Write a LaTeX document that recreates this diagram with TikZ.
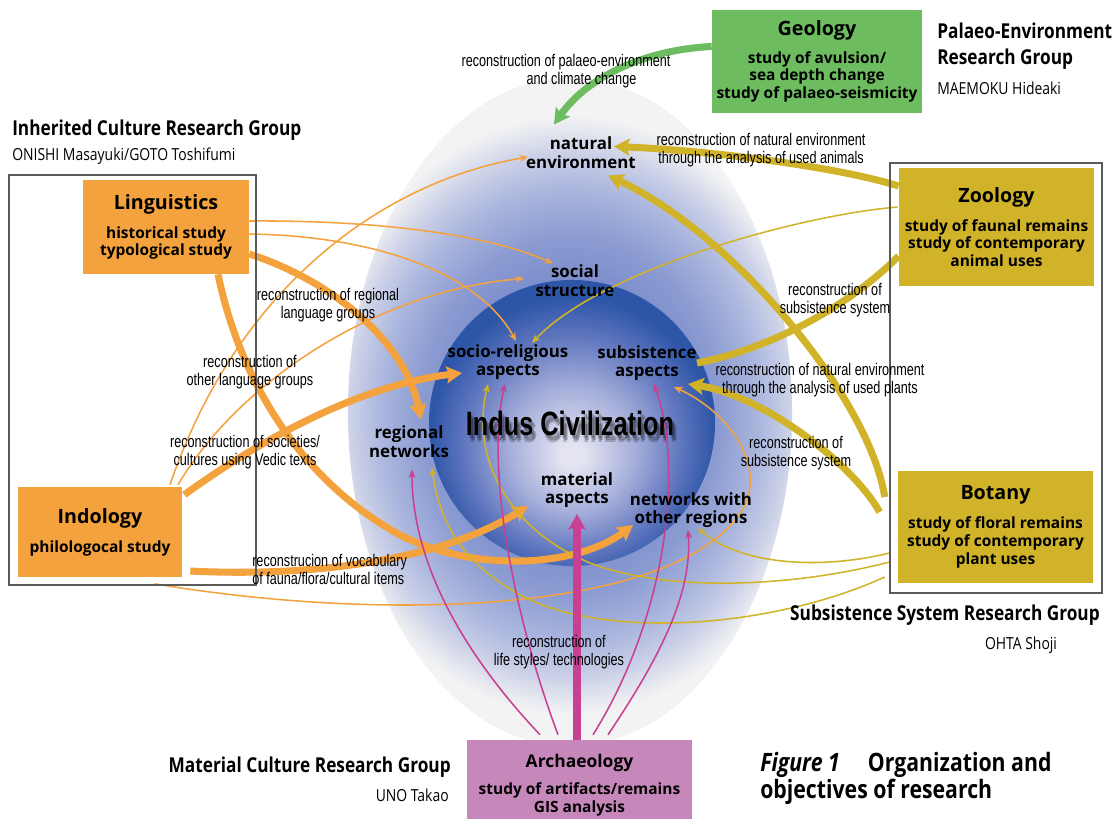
\documentclass[tikz,border=0pt]{standalone}
\usepackage{fontspec}
\setmainfont{Open Sans}
\newfontfamily\narrowfont[FakeStretch=0.84]{Open Sans}
\newfontfamily\condfont[FakeStretch=0.75]{Liberation Sans}
\usetikzlibrary{arrows.meta, calc}

\definecolor{orangebox}{RGB}{244,162,62}
\definecolor{goldbox}{RGB}{209,179,42}
\definecolor{greenbox}{RGB}{109,188,96}
\definecolor{pinkbox}{RGB}{198,136,186}
\definecolor{pinkline}{RGB}{200,64,145}
\definecolor{framegray}{RGB}{90,90,90}
\definecolor{haloA}{RGB}{110,130,198}
\definecolor{haloB}{RGB}{118,137,202}
\definecolor{haloC}{RGB}{140,156,210}
\definecolor{haloD}{RGB}{172,183,222}
\definecolor{haloE}{RGB}{205,210,232}
\definecolor{haloF}{RGB}{232,234,240}
\definecolor{haloG}{RGB}{243,243,244}
\definecolor{sphA}{RGB}{228,228,242}
\definecolor{sphB}{RGB}{165,174,218}
\definecolor{sphC}{RGB}{95,118,190}
\definecolor{sphD}{RGB}{45,85,168}

% tikz maps the path onto the inner 50bp of a shading, so the rim sits at 25bp
\pgfdeclareradialshading{halo}{\pgfpoint{0bp}{0bp}}{color(0bp)=(haloA); color(10bp)=(haloB); color(15bp)=(haloC); color(19bp)=(haloD); color(22bp)=(haloE); color(24bp)=(haloF); color(25bp)=(haloG); color(50bp)=(haloG)}
\pgfdeclareradialshading{sphere}{\pgfpoint{0bp}{-6bp}}{color(0bp)=(sphA); color(2bp)=(sphA); color(11bp)=(sphB); color(19bp)=(sphC); color(25bp)=(sphD); color(50bp)=(sphD)}

\pgfdeclarelayer{shade}
\pgfdeclarelayer{links}
\pgfsetlayers{shade,links,main}

\newcommand{\boxfont}{\bfseries\fontsize{11}{12.6}\selectfont}
\newcommand{\boxhead}{\fontsize{14}{16}\selectfont}
\newcommand{\archead}{\fontsize{12.4}{14}\selectfont}
\newcommand{\aspectfont}{\bfseries\fontsize{12}{13.3}\selectfont}
\newcommand{\civfont}{\condfont\bfseries\fontsize{24}{26}\selectfont}
\newcommand{\notefont}{\condfont\fontsize{12}{12.8}\selectfont}
\newcommand{\groupfont}{\narrowfont\bfseries\fontsize{14.6}{18.4}\selectfont}
\newcommand{\memberfont}{\narrowfont\fontsize{11.8}{14}\selectfont}
\newcommand{\capfont}{\narrowfont\bfseries\fontsize{18}{16.5}\selectfont}

\begin{document}
\begin{tikzpicture}[x=0.025cm, y=-0.025cm]
  \tikzstyle{box}=[inner sep=0pt, align=center, font=\boxfont]
  \tikzstyle{frame}=[draw=framegray, line width=1pt, inner sep=0pt]
  \tikzstyle{aspect}=[inner sep=0pt, align=center, font=\aspectfont]
  \tikzstyle{note}=[inner sep=0pt, align=center, font=\notefont]
  \tikzstyle{group}=[inner sep=0pt, font=\groupfont]
  \tikzstyle{member}=[inner sep=0pt, font=\memberfont]
  \tikzstyle{civshadow}=[inner sep=0pt, font=\civfont, text=black, opacity=0.2]
  \tikzstyle{thinlink}=[line width=1.1pt, -{Stealth[length=6pt, width=5pt]}]
  \tikzstyle{thicklink}=[line width=5pt, -{Stealth[length=11pt, width=12pt, inset=2pt]}]

  \useasboundingbox (0,0) rectangle (1116,818);

  % halo and sphere
  \begin{pgfonlayer}{shade}
    \begin{scope}
      \clip (570,412) ellipse [x radius=5.55cm, y radius=8.35cm];
      \fill[haloG] (570,412) ellipse [x radius=5.55cm, y radius=8.35cm];
      \shade[shading=halo] (570,415) ellipse [x radius=6.25cm, y radius=7.5cm];
    \end{scope}
    \shade[shading=sphere] (572,423) circle [radius=3.575cm];
    \foreach \dx/\dy [count=\k] in {2/3, 4/5, 3/7}
      \node[civshadow] (civshadow\k) at (570+\dx,423+\dy) {Indus Civilization};
  \end{pgfonlayer}

  % group frames
  \node[frame, minimum width=6.175cm, minimum height=10.25cm] (inhframe) at (132.5,380) {};
  \node[frame, minimum width=5.3cm, minimum height=10.75cm] (subframe) at (996,378) {};

  % research fields
  \node[box, fill=greenbox, minimum width=5.25cm, minimum height=2.575cm] (geo) at (817,61.5)
    {{\boxhead Geology}\\[7pt] study of avulsion/\\ sea depth change\\ study of palaeo-seismicity};
  \node[box, fill=orangebox, minimum width=4.15cm, minimum height=2.35cm] (lng) at (166,227)
    {{\boxhead Linguistics}\\[8pt] historical study\\ typological study};
  \node[box, fill=orangebox, minimum width=4.1cm, minimum height=2.25cm] (ind) at (100,532)
    {{\boxhead Indology}\\[8pt] philologocal study};
  \node[box, fill=goldbox, minimum width=4.875cm, minimum height=2.95cm] (zoo) at (996.5,227)
    {{\boxhead Zoology}\\[8pt] study of faunal remains\\ study of contemporary\\ animal uses};
  \node[box, fill=goldbox, minimum width=4.875cm, minimum height=2.8cm] (bot) at (995.5,527)
    {{\boxhead Botany}\\[8pt] study of floral remains\\ study of contemporary\\ plant uses};
  \node[box, fill=pinkbox, minimum width=5.625cm, minimum height=2.25cm] (arc) at (579.5,785)
    {{\archead Archaeology}\\[7pt] study of artifacts/remains\\ GIS analysis};

  % research groups
  \node[group, anchor=west] (inhgrp) at (12,130) {Inherited Culture Research Group};
  \node[member, anchor=west] (inhmem) at (12,156) {ONISHI Masayuki/GOTO Toshifumi};
  \node[group, anchor=west, align=left] (palgrp) at (937,46) {Palaeo-Environment\\Research Group};
  \node[member, anchor=west] (palmem) at (937,88) {MAEMOKU Hideaki};
  \node[group, anchor=east] (subgrp) at (1100,615) {Subsistence System Research Group};
  \node[member] (submem) at (1021,645) {OHTA Shoji};
  \node[group, anchor=east] (matgrp) at (451,767) {Material Culture Research Group};
  \node[member, anchor=east] (matmem) at (449,795) {UNO Takao};
  \node[inner sep=0pt, anchor=west, align=left, font=\capfont] (fig) at (760,778)
    {\textit{Figure 1}\hspace{20pt}Organization and\\objectives of research};

  % aspects of the civilization
  \node[inner sep=0pt, font=\civfont] (civ) at (570,423) {Indus Civilization};
  \node[aspect] (natenv) at (581,152.5) {natural\\environment};
  \node[aspect] (socst) at (575,280.5) {social\\structure};
  \node[aspect] (socrel) at (508,362) {socio-religious\\aspects};
  \node[aspect] (subs) at (647,363) {subsistence\\aspects};
  \node[aspect] (regnet) at (409,441.5) {regional\\networks};
  \node[aspect] (mat) at (577,490) {material\\aspects};
  \node[aspect] (netoth) at (691,510) {networks with\\other regions};

  % link labels
  \node[note] (palnote) at (566,71) {reconstruction of palaeo-environment\\\hspace*{22pt}and climate change};
  \node[note] (animnote) at (761,150.5) {reconstruction of natural environment\\through the analysis of used animals};
  \node[note] (regnote) at (328,305) {reconstruction of regional\\language groups};
  \node[note] (othnote) at (250,372) {reconstruction of\\other language groups};
  \node[note] (vednote) at (245,452.5) {reconstruction of societies/\\cultures using Vedic texts};
  \node[note, anchor=west, align=left] (vocnote) at (252,569) {reconstrucion of vocabulary\\of fauna/flora/cultural items};
  \node[note] (subnoteA) at (835,300.5) {reconstruction of\\subsistence system};
  \node[note] (plantnote) at (820,380) {reconstruction of natural environment\\through the analysis of used plants};
  \node[note] (subnoteB) at (796,453.5) {reconstruction of\\subsistence system};
  \node[note] (lifenote) at (559,652) {reconstruction of\\life styles/ technologies};

  \begin{pgfonlayer}{links}
    % palaeo-environment
    \draw[thicklink, greenbox] ($(geo.west)+(0,-15)$) .. controls (640,50) and (585,80) .. ($(natenv)+(-27,-28)$);

    % inherited culture
    \draw[thinlink, orangebox] ($(lng.east)+(0,-6)$) .. controls (380,220) and (490,235) .. ($(socst)+(-22,-17)$);
    \draw[thinlink, orangebox] ($(lng.east)+(0,7)$) .. controls (380,236) and (480,275) .. ($(socrel)+(8,-21)$);
    \draw[thicklink, orangebox] ($(lng.east)+(0,27)$) .. controls (330,280) and (405,340) .. ($(regnet)+(12,-22)$);
    \draw[thicklink, orangebox] ($(lng.south)+(52,0)$) .. controls (240,380) and (300,480) .. (400,535)
      .. controls (480,575) and (580,565) .. ($(netoth)+(-58,15)$);
    \draw[thinlink, orangebox] ($(ind.north)+(70,-2)$) .. controls (240,280) and (390,180) .. ($(natenv)+(-53,4.5)$);
    \draw[thinlink, orangebox] ($(ind.north)+(78,-2)$) .. controls (240,380) and (380,290) .. ($(socst)+(-51,-2)$);
    \draw[thicklink, orangebox] ($(ind.north east)+(2,8)$) .. controls (260,440) and (360,385) .. ($(socrel)+(-46,11)$);
    \draw[thicklink, orangebox] ($(ind.east)+(8,39)$) .. controls (330,578) and (450,555) .. ($(mat)+(-49,16)$);
    \draw[thinlink, orangebox] ($(inhframe.south)+(22,-2)$) .. controls (400,625) and (690,610) .. (745,505)
      .. controls (765,460) and (725,410) .. ($(subs)+(27,24)$);

    % subsistence system
    \draw[thicklink, goldbox] ($(zoo.west)+(0,-41)$) .. controls (830,165) and (700,150) .. ($(natenv)+(33,-6)$);
    \draw[thinlink, goldbox] ($(zoo.west)+(-1,-20)$) .. controls (800,215) and (600,270) .. ($(socrel)+(24,-19)$);
    \draw[line width=5pt, goldbox] ($(zoo.west)+(0,29)$) .. controls (845,310) and (765,350) .. ($(subs)+(50,0)$);
    \draw[thicklink, goldbox] ($(bot.west)+(-13,-30)$) .. controls (870,400) and (735,235) .. ($(natenv)+(27,23)$);
    \draw[thicklink, goldbox] ($(bot.west)+(-18,-15)$) .. controls (850,460) and (760,395) .. ($(subs)+(41,21)$);
    \draw[thinlink, goldbox] ($(bot.west)+(-8,26)$) .. controls (820,570) and (740,565) .. ($(netoth)+(7,18)$);
    \draw[thinlink, goldbox] ($(bot.west)+(-8,35)$) .. controls (780,590) and (660,590) .. (590,563)
      .. controls (510,530) and (470,460) .. ($(socrel)+(-20,22)$);
    \draw[thinlink, goldbox] ($(bot.west)+(-13,50)$) .. controls (780,625) and (620,640) .. (530,600)
      .. controls (470,570) and (440,530) .. ($(regnet)+(23,26)$);

    % material culture
    \draw[thicklink, pinkline] ($(arc.north)+(-2.5,0)$) -- ($(mat)+(0,24)$);
    \draw[thinlink, pinkline] ($(arc.north)+(-39.5,-5)$) .. controls (460,650) and (412,560) .. ($(regnet)+(3,28)$);
    \draw[thinlink, pinkline] ($(arc.north)+(-21.5,-5)$) .. controls (515,620) and (485,470) .. ($(socrel)+(-3,22)$);
    \draw[thinlink, pinkline] ($(arc.north)+(13.5,-5)$) .. controls (665,620) and (685,470) .. ($(subs)+(7,21)$);
    \draw[thinlink, pinkline] ($(arc.north)+(28.5,-5)$) .. controls (665,650) and (692,590) .. ($(netoth)+(-3,20)$);
  \end{pgfonlayer}
\end{tikzpicture}
\end{document}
--*--
*Directions for this task:*
Using the listing above, pick out each line that contains the word "with", then copy it.

*Task output:*
Write a LaTeX document that recreates this diagram with TikZ.
  \node[aspect] (netoth) at (691,510) {networks with\\other regions};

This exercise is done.